Una linea analoga è stata seguita in altre due Regioni amministrate dal centrodestra: Umbria e Abruzzo. In Umbria per le pazienti che vogliono abortire è previsto un ricovero obbligatorio di tre giorni in ospedale (vietato l’aborto farmacologico nei consultori o a domicilio); mentre in Abruzzo il governatore Marco Marsilio in una circolare ha raccomandato ai consultori di non prescrivere la «pillola del giorno dopo». Anche in Piemonte il centrodestra vuole circoscrivere la pratica abortiva agli ospedali.
Il plauso del Pd
La difesa dell’aborto di Chiara Ferragni ha trovato una sponda, ovviamente, nel Pd. La parlamentare dem Alessia Morani ha preso le sue parti su Twitter: «Grazie a Chiara Ferragni si accende un faro sulle Marche governate da FdI. Sono due anni che portiamo avanti questa battaglia nell’indifferenza dei più».
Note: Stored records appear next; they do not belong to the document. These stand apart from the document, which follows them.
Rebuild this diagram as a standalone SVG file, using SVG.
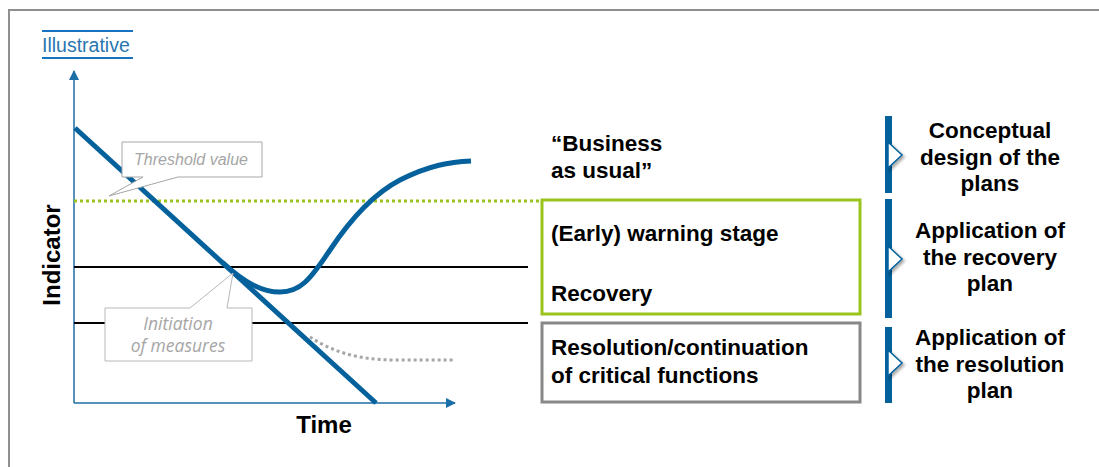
<svg xmlns="http://www.w3.org/2000/svg" width="1099" height="467" viewBox="0 0 1099 467">
<defs>
<style>
.b{font-family:"Liberation Sans",Arial,sans-serif;font-weight:bold;font-size:22.5px;fill:#000}
.ax{font-size:24px}
.c{text-anchor:middle}
.call{font-family:"Open Sans","Liberation Sans",sans-serif;font-style:italic;font-size:17.5px;fill:#a6a6a6}
.bar{fill:#04619b}
.tri{fill:#fff;stroke:#04619b;stroke-width:1.5;filter:url(#sh)}
</style>
<marker id="ah" markerWidth="10" markerHeight="10" refX="9" refY="5" orient="auto" markerUnits="userSpaceOnUse" viewBox="0 0 10 10">
<path d="M0,0 L10,5 L0,10 Z" fill="#1b6ea6"/>
</marker>
<filter id="sh" x="-50%" y="-50%" width="200%" height="200%">
<feDropShadow dx="2" dy="2" stdDeviation="1.5" flood-color="#000" flood-opacity="0.35"/>
</filter>
</defs>
<rect width="1099" height="467" fill="#fff"/>
<path d="M9,467 V10 H1099" fill="none" stroke="#8f8f8f" stroke-width="2"/>
<g id="illustrative">
<line x1="42" y1="31" x2="133" y2="31" stroke="#1573c2" stroke-width="2"/>
<line x1="42" y1="58" x2="133" y2="58" stroke="#1573c2" stroke-width="2"/>
<text x="42" y="52" font-family="'Liberation Sans',Arial,sans-serif" font-size="19.5" fill="#2a76b0">Illustrative</text>
</g>
<g id="connectors">
<line x1="74" y1="403" x2="74" y2="71" stroke="#1b6ea6" stroke-width="1.5" marker-end="url(#ah)"/>
<line x1="74" y1="403" x2="455" y2="403" stroke="#1b6ea6" stroke-width="1.5" marker-end="url(#ah)"/>
<line x1="74" y1="201" x2="541" y2="201" stroke="#9ac31c" stroke-width="3" stroke-dasharray="3,3"/>
<line x1="74" y1="267" x2="528" y2="267" stroke="#000" stroke-width="2"/>
<line x1="74" y1="323" x2="528" y2="323" stroke="#000" stroke-width="2"/>
<path d="M310,337 C330,350 355,360 395,360 L455,360" fill="none" stroke="#a6a6a6" stroke-width="3" stroke-dasharray="3,3"/>
<line x1="75" y1="128" x2="376" y2="403" stroke="#04619b" stroke-width="5"/>
<path d="M222,262 C245,283 262,292 280,292 C300,292 310,280 330,250 C350,220 375,193 400,180 C430,165 450,162 471,161" fill="none" stroke="#04619b" stroke-width="5"/>
</g>
<g id="threshold">
<path d="M122,142 H262 V177 H178 L109,196 L143,177 H122 Z" fill="#fff" stroke="#a6a6a6" stroke-width="1"/>
<text x="191" y="165" class="c" font-family="'Liberation Sans',Arial,sans-serif" font-style="italic" font-size="16" fill="#a6a6a6">Threshold value</text>
</g>
<g id="initiation">
<path d="M105,308 H190 L233,273 L227,308 H252 V361 H105 Z" fill="#fff" stroke="#b8b8b8" stroke-width="1"/>
<text x="178" y="330" class="call c">Initiation</text>
<text x="178" y="352" class="call c">of measures</text>
</g>
<text x="324" y="433" class="b ax c">Time</text>
<text transform="translate(60,255) rotate(-90)" class="b ax c">Indicator</text>
<g id="business">
<text x="551" y="151" class="b">“Business</text>
<text x="551" y="178" class="b">as usual”</text>
</g>
<g id="warning">
<rect x="542" y="200" width="318" height="114" fill="none" stroke="#9ac31c" stroke-width="3"/>
<text x="551" y="241" class="b">(Early) warning stage</text>
<text x="551" y="301" class="b">Recovery</text>
</g>
<g id="resolution">
<rect x="542" y="323" width="318" height="79" fill="none" stroke="#888" stroke-width="3"/>
<text x="551" y="355" class="b">Resolution/continuation</text>
<text x="551" y="383" class="b">of critical functions</text>
</g>
<g id="conceptual">
<rect x="885" y="116" width="7" height="77" class="bar"/>
<path d="M888,142 L902,155 L888,168 Z" class="tri"/>
<text x="990" y="138" class="b c">Conceptual</text>
<text x="990" y="165" class="b c">design of the</text>
<text x="990" y="191" class="b c">plans</text>
</g>
<g id="recovery-plan">
<rect x="885" y="199" width="7" height="119" class="bar"/>
<path d="M888,246 L902,259 L888,272 Z" class="tri"/>
<text x="990" y="238" class="b c">Application of</text>
<text x="990" y="265" class="b c">the recovery</text>
<text x="990" y="291" class="b c">plan</text>
</g>
<g id="resolution-plan">
<rect x="885" y="327" width="7" height="76" class="bar"/>
<path d="M888,350 L902,363 L888,376 Z" class="tri"/>
<text x="990" y="345" class="b c">Application of</text>
<text x="990" y="372" class="b c">the resolution</text>
<text x="990" y="398" class="b c">plan</text>
</g>
</svg>
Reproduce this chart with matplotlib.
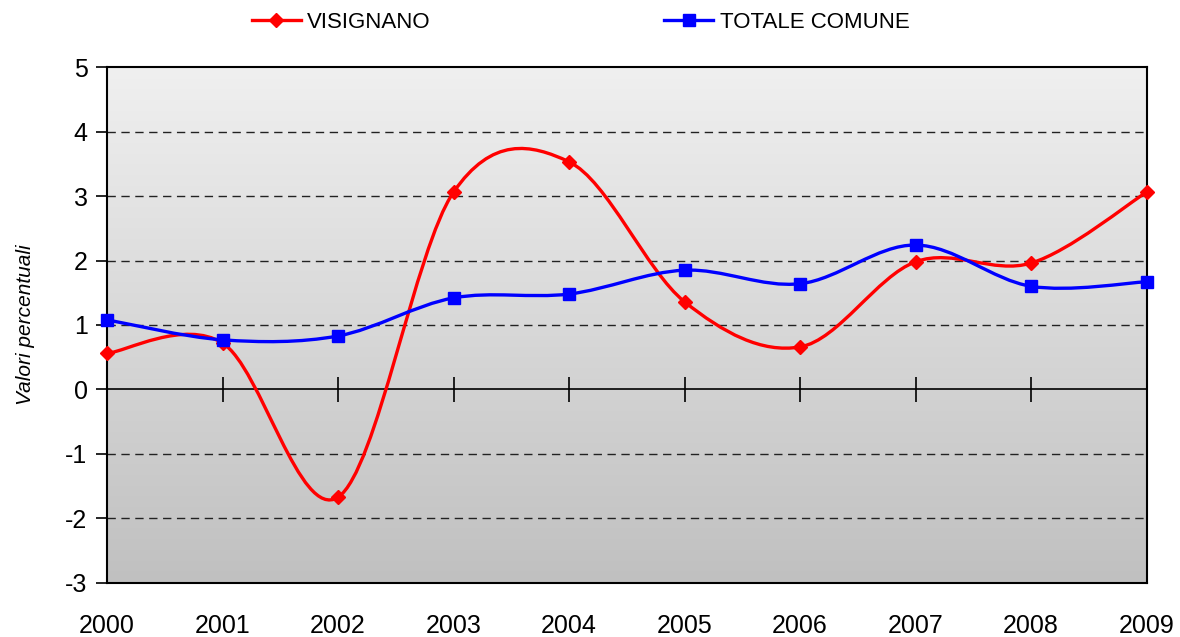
import matplotlib.pyplot as plt
from matplotlib.path import Path
from matplotlib.patches import PathPatch
from matplotlib.lines import Line2D
import numpy as np

plt.rcParams['font.family'] = ['Liberation Sans', 'DejaVu Sans']
plt.rcParams['axes.unicode_minus'] = False

years = [2000, 2001, 2002, 2003, 2004, 2005, 2006, 2007, 2008, 2009]
visignano = [0.56, 0.72, -1.67, 3.06, 3.53, 1.36, 0.66, 1.98, 1.96, 3.06]
totale = [1.08, 0.77, 0.83, 1.42, 1.48, 1.85, 1.64, 2.24, 1.60, 1.67]
yticks = [-3, -2, -1, 0, 1, 2, 3, 4, 5]


def smooth_path(xs, ys):
    # Excel-like smoothed line: cubic bezier with catmull-rom control points
    pts = np.column_stack([xs, ys]).astype(float)
    ext = np.vstack([pts[0], pts, pts[-1]])
    verts = [pts[0]]
    codes = [Path.MOVETO]
    for i in range(len(pts) - 1):
        p0, p1, p2, p3 = ext[i], ext[i + 1], ext[i + 2], ext[i + 3]
        verts += [p1 + (p2 - p0) / 6, p2 - (p3 - p1) / 6, p2]
        codes += [Path.CURVE4] * 3
    return Path(verts, codes)


fig = plt.figure(figsize=(11.8, 6.37), dpi=100)
ax = fig.add_axes([0.0907, 0.0848, 0.881, 0.810])

# gradient background
grad = np.linspace(0, 1, 256).reshape(-1, 1)
ax.imshow(grad, extent=[years[0], years[-1], -3, 5], aspect='auto',
          cmap=plt.matplotlib.colors.LinearSegmentedColormap.from_list(
              'g', ['#f0f0f0', '#c0c0c0']), origin='upper', zorder=0)

ax.set_xlim(years[0], years[-1])
ax.set_ylim(-3, 5)

for y in yticks:
    if y not in (-3, 0, 5):
        ax.axhline(y, color='#222222', lw=1, ls=(0, (6, 4)), zorder=1)
ax.axhline(0, color='black', lw=1.2, zorder=2)
ax.plot(years, [0] * len(years), ls='none', marker='|', ms=18, mew=1.2,
        color='black', zorder=2)

for ys, col, mk, ms in [(visignano, '#ff0000', 'D', 7), (totale, '#0000ff', 's', 8)]:
    ax.add_patch(PathPatch(smooth_path(years, ys), fill=False, edgecolor=col,
                           lw=2.4, zorder=3))
    ax.plot(years, ys, ls='none', marker=mk, ms=ms, color=col, zorder=4,
            clip_on=False)

ax.set_yticks(yticks)
ax.set_xticks(years)
ax.tick_params(axis='y', direction='out', length=8, width=1.2, labelsize=18, pad=6)
ax.tick_params(axis='x', length=0, labelsize=18, pad=22)
for s in ax.spines.values():
    s.set_linewidth(1.5)
    s.set_color('black')

ax.set_ylabel('Valori percentuali', fontsize=15, style='italic', labelpad=22)

handles = [
    Line2D([], [], color='#ff0000', lw=2.4, marker='D', ms=7),
    Line2D([], [], color='#0000ff', lw=2.4, marker='s', ms=8),
]
fig.legend(handles, ['VISIGNANO', 'TOTALE COMUNE'], loc='center',
           bbox_to_anchor=(0.492, 0.965), ncol=2, frameon=False, fontsize=16,
           handlelength=2.2, handletextpad=0.3, columnspacing=10.5)

fig.savefig('out.png', dpi=100)
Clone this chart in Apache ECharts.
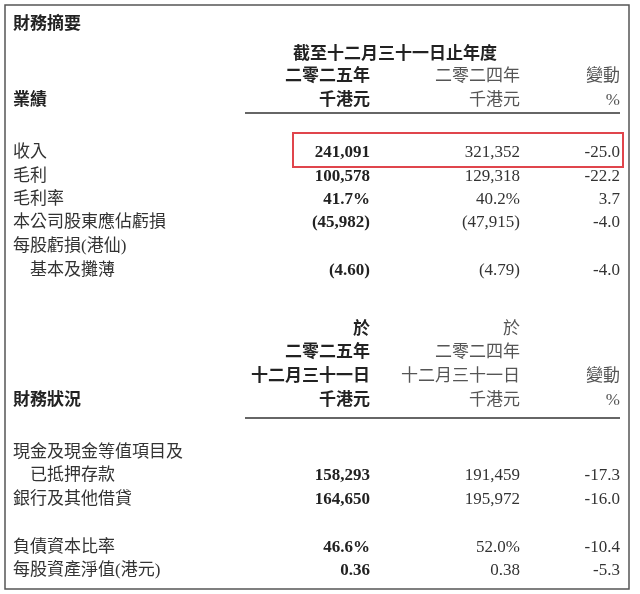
<!DOCTYPE html>
<html>
<head>
<meta charset="utf-8" />
<script src="https://cdn.jsdelivr.net/npm/echarts@6/dist/echarts.min.js"></script>
<style>html,body{margin:0;padding:0;background:#fff}#main{width:640px;height:594px}</style>
</head>
<body>
<div id="main"></div>
<script>
// 業績
var perfLabels = ['收入', '毛利', '毛利率', '本公司股東應佔虧損', '每股虧損(港仙)', '　基本及攤薄'];
var perf2025 = ['241,091', '100,578', '41.7%', '(45,982)', '', '(4.60)'];
var perf2024 = ['321,352', '129,318', '40.2%', '(47,915)', '', '(4.79)'];
var perfChange = ['-25.0', '-22.2', '3.7', '-4.0', '', '-4.0'];
var perfRowY = [153, 177, 200, 223, 247, 271];

// 財務狀況
var posLabels = ['現金及現金等值項目及', '　已抵押存款', '銀行及其他借貸', '負債資本比率', '每股資產淨值(港元)'];
var pos2025 = ['', '158,293', '164,650', '46.6%', '0.36'];
var pos2024 = ['', '191,459', '195,972', '52.0%', '0.38'];
var posChange = ['', '-17.3', '-16.0', '-10.4', '-5.3'];
var posRowY = [453, 476, 500, 548, 571];

var FONT = '"Liberation Serif", "Noto Sans CJK TC", serif';
var COLX = [370, 520, 620];
var els = [];

function txt(s, x, y, align, bold, color) {
    els.push({
        type: 'text', x: x, y: y,
        style: {
            text: s, fill: color || '#222', font: (bold ? 'bold ' : '') + '17px ' + FONT,
            textAlign: align || 'left', textVerticalAlign: 'middle'
        }
    });
}
function line(x1, y1, x2, y2, w, c) {
    els.push({ type: 'line', shape: { x1: x1, y1: y1, x2: x2, y2: y2 }, style: { stroke: c || '#666', lineWidth: w || 1.5 } });
}

// 外框
els.push({ type: 'rect', shape: { x: 5, y: 5, width: 624, height: 584 }, style: { fill: 'none', stroke: '#555', lineWidth: 1.5 } });

txt('財務摘要', 13, 25, 'left', true);
txt('截至十二月三十一日止年度', 395, 55, 'center', true);
txt('二零二五年', COLX[0], 77, 'right', true);
txt('二零二四年', COLX[1], 77, 'right', false, '#555');
txt('變動', COLX[2], 77, 'right', false, '#555');
txt('業績', 13, 101, 'left', true);
txt('千港元', COLX[0], 101, 'right', true);
txt('千港元', COLX[1], 101, 'right', false, '#555');
txt('%', COLX[2], 101, 'right', false, '#555');
line(245, 113, 620, 113, 1.8);

perfLabels.forEach(function (l, i) {
    var y = perfRowY[i];
    txt(l, 13, y, 'left', false, '#333');
    txt(perf2025[i], COLX[0], y, 'right', true);
    txt(perf2024[i], COLX[1], y, 'right', false, '#333');
    txt(perfChange[i], COLX[2], y, 'right', false, '#333');
});

els.push({ type: 'rect', shape: { x: 293, y: 133, width: 330, height: 34 }, style: { fill: 'none', stroke: '#e0454c', lineWidth: 2 } });

txt('於', COLX[0], 330, 'right', true);
txt('於', COLX[1], 330, 'right', false, '#555');
txt('二零二五年', COLX[0], 353, 'right', true);
txt('二零二四年', COLX[1], 353, 'right', false, '#555');
txt('十二月三十一日', COLX[0], 377, 'right', true);
txt('十二月三十一日', COLX[1], 377, 'right', false, '#555');
txt('變動', COLX[2], 377, 'right', false, '#555');
txt('財務狀況', 13, 401, 'left', true);
txt('千港元', COLX[0], 401, 'right', true);
txt('千港元', COLX[1], 401, 'right', false, '#555');
txt('%', COLX[2], 401, 'right', false, '#555');
line(245, 418, 620, 418, 1.8);

posLabels.forEach(function (l, i) {
    var y = posRowY[i];
    txt(l, 13, y, 'left', false, '#333');
    txt(pos2025[i], COLX[0], y, 'right', true);
    txt(pos2024[i], COLX[1], y, 'right', false, '#333');
    txt(posChange[i], COLX[2], y, 'right', false, '#333');
});

var chart = echarts.init(document.getElementById('main'));
chart.setOption({ backgroundColor: '#fff', graphic: { elements: els } });
</script>
</body>
</html>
Entra in gioco, sempre tra gli esponenti del Pd, anche Valeria Fedeli. Che si chiede: «Cosa ne pensa Giorgia Meloni?»
La replica di Fratelli d’Italia
A stretto giro di posta è arrivata anche la replica di Fratelli d’Italia, attraverso Isabella Rauti, responsabile del dipartimento famiglia di Fratelli d’Italia, e Eugenia Roccella candidata nelle liste di FdI. «Se la stampa e le influencer vogliono occuparsi seriamente dell’aborto nella regione Marche – affermano Rauti e Roccella – dovrebbero informarsi sulla base dei dati e consultare le relazioni annuali al Parlamento sulla legge 194. Per esempio, leggendo l’ultima firmata dal ministro Speranza si evince che nelle Marche l’offerta del cosiddetto servizio di Ivg è di gran lunga superiore a quella nazionale: le interruzioni volontarie di gravidanza, possono essere effettuate nel 92,9% delle strutture sanitarie mentre la media italiana è del 62%».
Mentre «per quanto riguarda gli obiettori, il numero di aborti a carico dei medici non obiettori è 0,8 aborti a settimana, non sembra quindi che l’obiezione di coscienza, diritto civile previsto dalla legge 194, sia un ostacolo».
Ma le due esponenti di FdI ne hanno anche per l’aborto farmacologico: «Per quanto riguarda il cosiddetto “aborto chimico” (pillola RU486), invece, va ricordato che le linee guida del Ministero non sono vincolanti (infatti l’Emilia Romagna ne ha sempre avute di proprie, diverse da quelle nazionali); e soprattutto che quelle attuali, emanate dal ministro Speranza, non rispettano la stessa legge 194, quando prevedono che l’aborto possa essere effettuato nei consultori ovvero fuori dalle strutture ospedaliere. È doveroso ricordare anche che la pillola Ru486 è un aborto più economico per il servizio sanitario ma più pericoloso per la salute delle donne, considerati i numerosi effetti collaterali e una mortalità più alta, come emerge dalla letteratura scientifica in materia».